The week before the Super Bowl should be a happy time for the commissioner of the NFL. There’s the hoopla surrounding Media Day, the hype-building events leading up to the game, and of course the Big Event itself. But for Roger Goodell, some rain has fallen on his parade this year as a poll published by USA Today reveals players have given him a 39 percent approval rating.
Super Bowl XLVII is being held at the Superdome in New Orleans, and the commissioner is getting the same kind of welcome from the locals as a rattlesnake at a picnic. It’s no shocker: Goodell’s rulings in the Bountygate scandal are widely seen as instrumental in ruining the hometown Saints’ season. The players are also displeased by Goodell jacking up the penalties for dangerous hits.
Players were given the choice to remain anonymous in the poll results, to protect themselves from any backlash associated with their votes and comments. One player who elected not to stay private is Pittsburgh Steelers linebacker James Harrison, who has long been been a vocal critic of Goodell and has faced the wrath of the commissioner’s office many times. His aggressive style of play has earned more than $100,000 in fines during his 11-year career.
“I think it’s obvious that I disapprove,” Harrison said in an interview. “I feel like what he’s doing is not totally for the safety of players … A lot of stuff they’ve done, (such as) fining guys crazy amounts of money for helmet-to-helmet hits and all that, and saying you’re doing this for the safety of players. But yet you want to add extra games to the regular season.”

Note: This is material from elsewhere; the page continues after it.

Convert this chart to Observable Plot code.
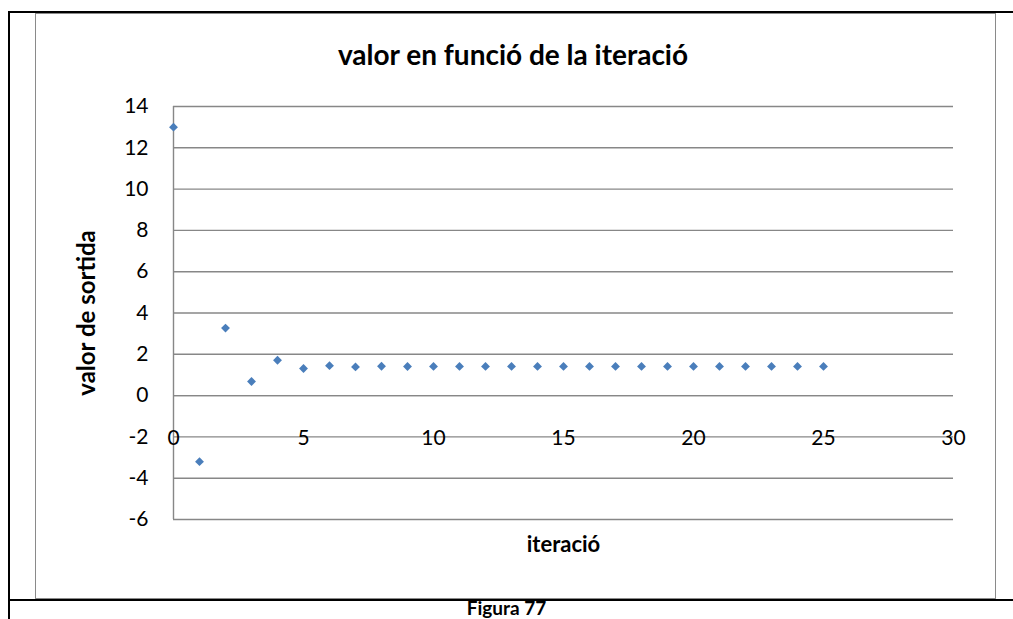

The commissioner is expected to be all smiles and sunshine. At the draft each summer, he unfailingly shakes hands and posing for pictures with the newest members of the league. Not surprisingly, Goodell put as positive a spin as he could on the poll’s results.
“I continually try to focus on issues that benefit the NFL in the long term, including, and most especially, our players,” Goodell commented in a question-and-answer session on Reddit.com. “I truly respect our players and get tremendous feedback from them. They help us make better decisions. I look forward to working more closely with them in the future.”
His conciliatory tone won’t make any difference to Saints’ supporters, who have given a rude welcome to the commissioner: they’ve hanged his image in effigy, put his picture up on dartboards and are brandishing “Fire Goodell” signs. They won’t blame the real culprits — head coach Sean Payton, general manager Mickey Loomis and former Saints defensive coordinator Gregg Williams, who remains suspended — but instead they’ll continue to take out their wrath on the bearer of bad tidings.